Birilerinin dedeleri, Yunan askerlerini İzmir’de “Hoş geldiniz” yazılı pankartlarla karşılarken...

“Hilafet ve saltanatı kurtarmak için gayreti diniye ile” cami kürsülerinden halkı milli mücadeleye teşvik eden,  cephelerde askerlerle omuz omuza çarpışan din adamlarının da gayretiyle kazanılan İstiklal Harbi’nin sonunda “Cumhuriyet” ilan edildi.

Cumhuriyet’in ilanından 5 ay sonra, yani 3 Mart 1924’te, sözde “Devrim Yasaları” kapsamında Hilafet ilga edilerek “Diyanet İşleri Riyaseti”, günümüzdeki ismiyle “Diyanet İşleri Başkanlığı” kuruldu.

Bizzat Atatürk’ün kurduğu bu kuruma hiçbir “ruhani nitelik” ve “yetki” verilmezken, başına ise aynı zamanda “CHP Ankara İl Başkanı” olan Mehmet Rıfat Börekçi getirildi.

“Kukla Başkan” Börekçi, göreve gelir gelmez CHP iktidarına yaranmak için büyük bir yıkıma imza attı.

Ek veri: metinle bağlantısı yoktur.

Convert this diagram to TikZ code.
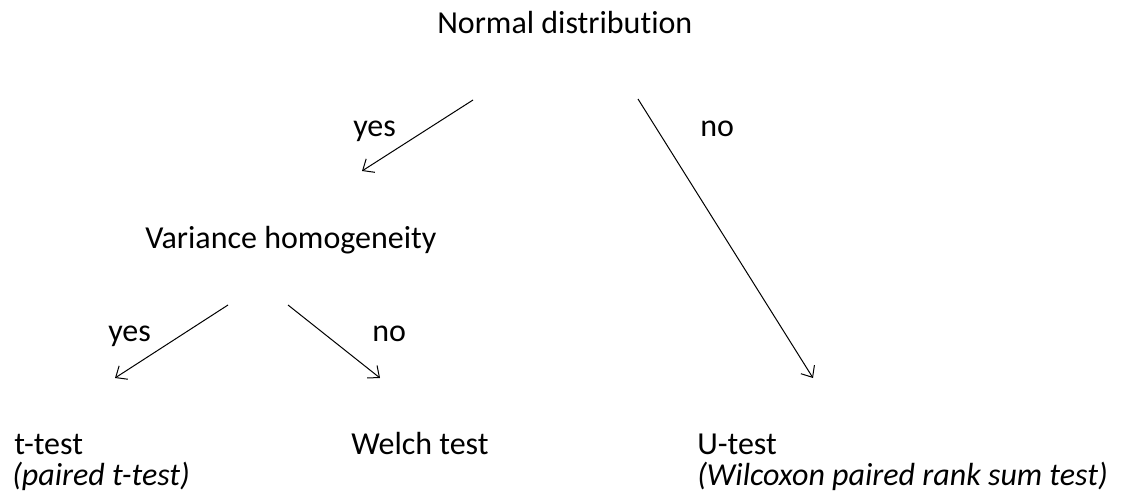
\documentclass[tikz,border=0pt]{standalone}
\usepackage{fontspec}
\setmainfont{Carlito}[Ligatures=NoCommon]
\usetikzlibrary{arrows.meta}
\begin{document}
\begin{tikzpicture}[x=0.75pt,y=-0.75pt,
  lbl/.style={inner sep=0pt,anchor=base west,font=\fontsize{24}{29}\selectfont},
  arr/.style={draw,line width=0.75pt,-{Straight Barb[length=7pt,width=12pt]}}]
\useasboundingbox (0,0) rectangle (1122,502);
\node[lbl] (nd) at (437,34) {Normal distribution};
\node[lbl] (y1) at (353,137) {yes};
\node[lbl] (n1) at (700,137) {no};
\node[lbl] (vh) at (145,249) {Variance homogeneity};
\node[lbl] (y2) at (108,342) {yes};
\node[lbl] (n2) at (372,342) {no};
\node[lbl] (tt) at (14,455) {t-test};
\node[lbl] (pt) at (12,485) {\itshape (paired t-test)};
\node[lbl] (wt) at (351,455) {Welch test};
\node[lbl] (ut) at (697,455) {U-test};
\node[lbl] (wx) at (697,485) {\itshape (Wilcoxon paired rank sum test)};
\coordinate (a1s) at (473,100);
\coordinate (a1e) at (362,171);
\coordinate (a2s) at (638,99);
\coordinate (a2e) at (813,378);
\coordinate (a3s) at (228,305);
\coordinate (a3e) at (115,378);
\coordinate (a4s) at (288,305);
\coordinate (a4e) at (380,378);
\draw[arr] (a1s) -- (a1e);
\draw[arr] (a2s) -- (a2e);
\draw[arr] (a3s) -- (a3e);
\draw[arr] (a4s) -- (a4e);
\end{tikzpicture}
\end{document}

1924’te sadece İstanbul’da 970 dersiam, vaiz ve kürsü şeyhi bulunurken, 1928 yılına gelindiğinde Diyanet İşleri Başkanlığı’na bağlı resmi vaiz sayısı bütün Türkiye genelinde 94’e düşürüldü.

Bütün Anadolu’da din hizmetlisi sıkıntısı yaşanırken, cenazeleri yıkayacak kimse dahi bulunamıyordu.

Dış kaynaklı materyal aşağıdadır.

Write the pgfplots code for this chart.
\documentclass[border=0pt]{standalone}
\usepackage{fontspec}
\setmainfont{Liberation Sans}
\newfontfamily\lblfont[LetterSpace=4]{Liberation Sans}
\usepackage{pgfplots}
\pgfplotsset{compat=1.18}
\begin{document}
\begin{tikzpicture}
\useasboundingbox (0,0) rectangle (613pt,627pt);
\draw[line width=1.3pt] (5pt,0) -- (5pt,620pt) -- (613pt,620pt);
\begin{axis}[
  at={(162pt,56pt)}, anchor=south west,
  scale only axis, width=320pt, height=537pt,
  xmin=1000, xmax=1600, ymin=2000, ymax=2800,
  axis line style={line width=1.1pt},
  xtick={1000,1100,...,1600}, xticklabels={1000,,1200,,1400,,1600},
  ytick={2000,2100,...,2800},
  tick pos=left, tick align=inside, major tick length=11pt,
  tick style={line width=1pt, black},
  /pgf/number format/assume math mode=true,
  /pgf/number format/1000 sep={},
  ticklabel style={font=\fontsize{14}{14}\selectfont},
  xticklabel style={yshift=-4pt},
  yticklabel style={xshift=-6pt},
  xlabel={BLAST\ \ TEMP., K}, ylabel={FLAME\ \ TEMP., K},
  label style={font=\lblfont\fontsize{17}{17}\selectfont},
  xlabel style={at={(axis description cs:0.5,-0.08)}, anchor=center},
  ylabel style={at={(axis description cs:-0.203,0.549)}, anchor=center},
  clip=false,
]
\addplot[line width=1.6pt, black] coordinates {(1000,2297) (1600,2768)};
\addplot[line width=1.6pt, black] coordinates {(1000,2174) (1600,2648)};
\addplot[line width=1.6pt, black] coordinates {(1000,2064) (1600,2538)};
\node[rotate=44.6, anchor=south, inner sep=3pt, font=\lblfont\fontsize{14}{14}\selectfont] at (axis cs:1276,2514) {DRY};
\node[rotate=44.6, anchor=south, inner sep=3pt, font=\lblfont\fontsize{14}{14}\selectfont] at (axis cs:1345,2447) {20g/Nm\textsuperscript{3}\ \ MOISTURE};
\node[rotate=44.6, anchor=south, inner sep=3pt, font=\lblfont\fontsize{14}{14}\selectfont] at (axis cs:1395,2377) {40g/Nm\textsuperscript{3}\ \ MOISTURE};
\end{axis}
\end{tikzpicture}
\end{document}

Bu laik vahşetten Kur’an kursları da payını almıştı.

1930 yılındaki resmi rakamlara göre Türkiye’de kilise merkezli eğitim veren azınlık okullarının sayısı 4 bin 24, toplam öğrenci sayısı da 427 bin 669 iken…

Anadolu’da din eğitimini gizli veya açık yapan hemen hiçbir yer kalmamıştı.

1932 yılında, resmi izinle ilk kez Kur’an öğretimine başlayan Hafız Ömer Ödem Efendi ise sadece 24 talebe okutuyordu.

Eğitimleri “Kur’an okuma” ve “namaz sûrelerini ezberleme” ile sınırlı tutulan bu talebelerin 10 tanesi Hacı Evliya Camii’ndeki, 14’ü de Fatih Camii’ndeki derslere katılıyordu. 

1940 yılına gelindiğinde ise Kur’an kurslarında okuyup diploma alan öğrenci sayısı tüm Türkiye genelinde 287 idi.

“On yılda 15 milyon genç yaratmakla” övünen CHP tek parti rejimi, 16 yılda sadece 287 kişinin Kur’an okumayı öğrenmesine müsaade etmişti.

1945 yılında CHP’nin hocaları cezalandırmaya başlamasıyla bu rakam yeniden yarı yarıya düşmüştü.

Tam 17 yıl boyunca Diyanet İşleri Başkanlığı koltuğunda oturan CHP’li Rıfat Börekçi, “Arapça ezan okuyan, okunmasına göz yuman ve bu konuda tereddüte düşen tüm din görevlilerinin şiddetle cezalandırılacağını” ilan eden skandal genelgeyle, ilahi çağrımız “Ezan-ı Muhammedi”yi cebren Türkçe okutturarak, müezzinleri “Tanrı Uludur” diye bağırttırdı.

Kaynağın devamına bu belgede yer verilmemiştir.